§ **Aim of the exercise**: Wherever a line holds the string "this", copy that line.

§ **Data shown**:

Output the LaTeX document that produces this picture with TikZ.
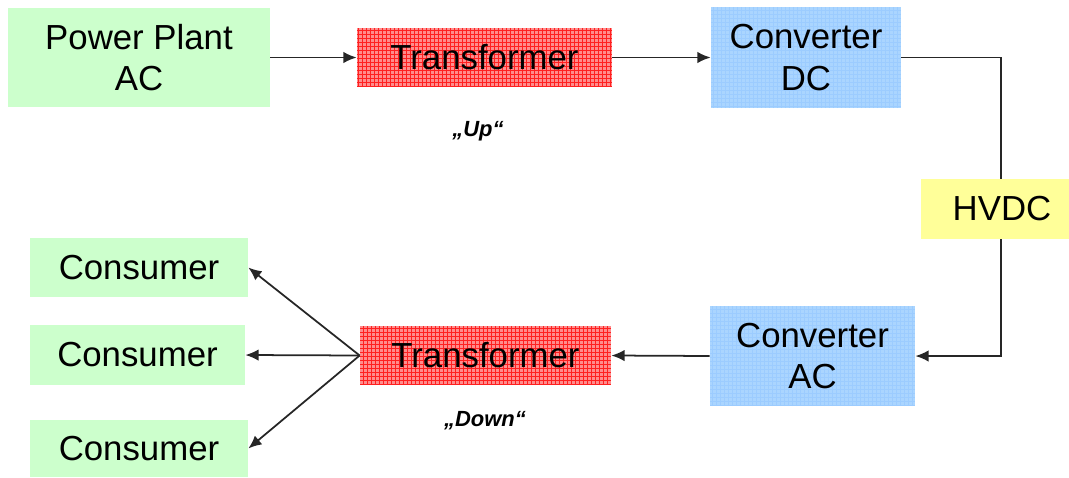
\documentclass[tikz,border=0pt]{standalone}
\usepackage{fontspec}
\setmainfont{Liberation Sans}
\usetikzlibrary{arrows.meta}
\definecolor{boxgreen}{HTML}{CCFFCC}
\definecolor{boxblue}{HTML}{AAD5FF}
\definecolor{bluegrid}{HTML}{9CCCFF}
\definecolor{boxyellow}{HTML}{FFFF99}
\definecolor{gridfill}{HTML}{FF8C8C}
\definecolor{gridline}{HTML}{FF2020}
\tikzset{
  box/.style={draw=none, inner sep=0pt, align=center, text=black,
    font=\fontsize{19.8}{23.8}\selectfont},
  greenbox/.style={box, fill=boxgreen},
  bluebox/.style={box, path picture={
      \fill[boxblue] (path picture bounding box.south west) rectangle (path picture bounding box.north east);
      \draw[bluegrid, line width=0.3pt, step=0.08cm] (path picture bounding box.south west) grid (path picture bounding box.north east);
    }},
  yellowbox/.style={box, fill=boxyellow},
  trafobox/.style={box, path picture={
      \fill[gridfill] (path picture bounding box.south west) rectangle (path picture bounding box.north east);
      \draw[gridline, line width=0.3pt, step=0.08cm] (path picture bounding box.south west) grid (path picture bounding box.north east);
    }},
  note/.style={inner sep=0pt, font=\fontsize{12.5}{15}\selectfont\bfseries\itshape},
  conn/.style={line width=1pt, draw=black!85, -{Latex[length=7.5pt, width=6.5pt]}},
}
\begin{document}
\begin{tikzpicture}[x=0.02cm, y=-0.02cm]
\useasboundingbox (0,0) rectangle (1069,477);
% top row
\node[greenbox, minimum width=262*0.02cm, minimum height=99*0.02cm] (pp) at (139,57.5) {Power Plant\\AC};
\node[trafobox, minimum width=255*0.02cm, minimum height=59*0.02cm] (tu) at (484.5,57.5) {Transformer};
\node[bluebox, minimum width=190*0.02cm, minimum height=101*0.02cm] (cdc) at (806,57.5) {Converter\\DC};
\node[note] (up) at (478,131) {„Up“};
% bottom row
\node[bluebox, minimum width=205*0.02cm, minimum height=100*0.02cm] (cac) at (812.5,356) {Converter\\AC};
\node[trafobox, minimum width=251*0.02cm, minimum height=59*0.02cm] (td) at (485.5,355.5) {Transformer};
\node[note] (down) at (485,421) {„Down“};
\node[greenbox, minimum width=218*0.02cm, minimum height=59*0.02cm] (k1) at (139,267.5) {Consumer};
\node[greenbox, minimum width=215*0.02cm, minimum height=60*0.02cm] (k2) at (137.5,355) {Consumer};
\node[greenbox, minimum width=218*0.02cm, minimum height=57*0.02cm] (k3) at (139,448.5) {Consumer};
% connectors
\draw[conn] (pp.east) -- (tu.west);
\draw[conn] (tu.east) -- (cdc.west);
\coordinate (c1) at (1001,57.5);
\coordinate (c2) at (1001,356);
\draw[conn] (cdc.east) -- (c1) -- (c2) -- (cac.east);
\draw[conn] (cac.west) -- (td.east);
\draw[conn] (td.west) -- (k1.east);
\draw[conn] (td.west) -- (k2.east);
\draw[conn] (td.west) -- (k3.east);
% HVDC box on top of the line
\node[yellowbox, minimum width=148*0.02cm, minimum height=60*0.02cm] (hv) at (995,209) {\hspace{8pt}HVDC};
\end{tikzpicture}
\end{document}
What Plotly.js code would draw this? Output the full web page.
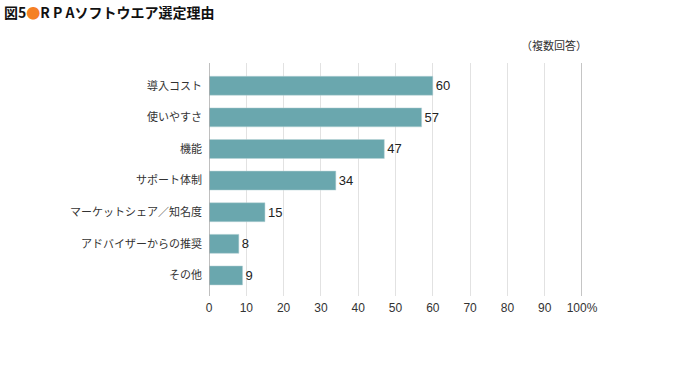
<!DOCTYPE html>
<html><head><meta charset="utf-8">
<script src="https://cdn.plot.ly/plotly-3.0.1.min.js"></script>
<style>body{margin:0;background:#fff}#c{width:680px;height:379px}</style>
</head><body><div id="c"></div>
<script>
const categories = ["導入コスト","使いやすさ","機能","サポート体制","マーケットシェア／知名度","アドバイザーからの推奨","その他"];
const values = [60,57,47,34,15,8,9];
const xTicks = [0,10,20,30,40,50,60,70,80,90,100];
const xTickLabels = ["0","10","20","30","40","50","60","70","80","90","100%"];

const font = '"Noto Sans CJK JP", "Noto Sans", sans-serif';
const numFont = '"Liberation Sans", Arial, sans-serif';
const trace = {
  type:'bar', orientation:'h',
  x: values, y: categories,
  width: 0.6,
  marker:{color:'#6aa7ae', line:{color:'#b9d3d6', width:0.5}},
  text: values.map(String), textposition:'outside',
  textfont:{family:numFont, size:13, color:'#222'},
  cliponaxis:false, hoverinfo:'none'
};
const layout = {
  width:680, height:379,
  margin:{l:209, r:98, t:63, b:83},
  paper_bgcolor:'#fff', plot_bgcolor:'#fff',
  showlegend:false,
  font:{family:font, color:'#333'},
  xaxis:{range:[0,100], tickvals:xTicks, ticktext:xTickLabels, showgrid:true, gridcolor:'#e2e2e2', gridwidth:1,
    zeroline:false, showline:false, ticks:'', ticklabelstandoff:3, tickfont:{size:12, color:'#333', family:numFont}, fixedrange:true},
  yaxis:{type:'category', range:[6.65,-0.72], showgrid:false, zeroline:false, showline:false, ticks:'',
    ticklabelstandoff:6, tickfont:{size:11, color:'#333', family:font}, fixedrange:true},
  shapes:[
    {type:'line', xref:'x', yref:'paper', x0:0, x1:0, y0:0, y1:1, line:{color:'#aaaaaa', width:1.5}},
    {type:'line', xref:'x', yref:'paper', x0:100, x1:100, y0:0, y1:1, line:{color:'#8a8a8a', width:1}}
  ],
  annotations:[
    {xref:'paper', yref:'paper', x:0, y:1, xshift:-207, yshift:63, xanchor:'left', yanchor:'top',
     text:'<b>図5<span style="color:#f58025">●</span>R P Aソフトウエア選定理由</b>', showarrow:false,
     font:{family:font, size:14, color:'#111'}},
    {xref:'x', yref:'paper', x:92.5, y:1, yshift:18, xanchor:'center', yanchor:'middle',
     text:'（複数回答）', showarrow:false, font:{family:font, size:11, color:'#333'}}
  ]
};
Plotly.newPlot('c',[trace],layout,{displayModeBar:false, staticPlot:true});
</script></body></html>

§ **Result of the task**:
Output the LaTeX document that produces this picture with TikZ.
What Plotly.js code would draw this? Output the full web page.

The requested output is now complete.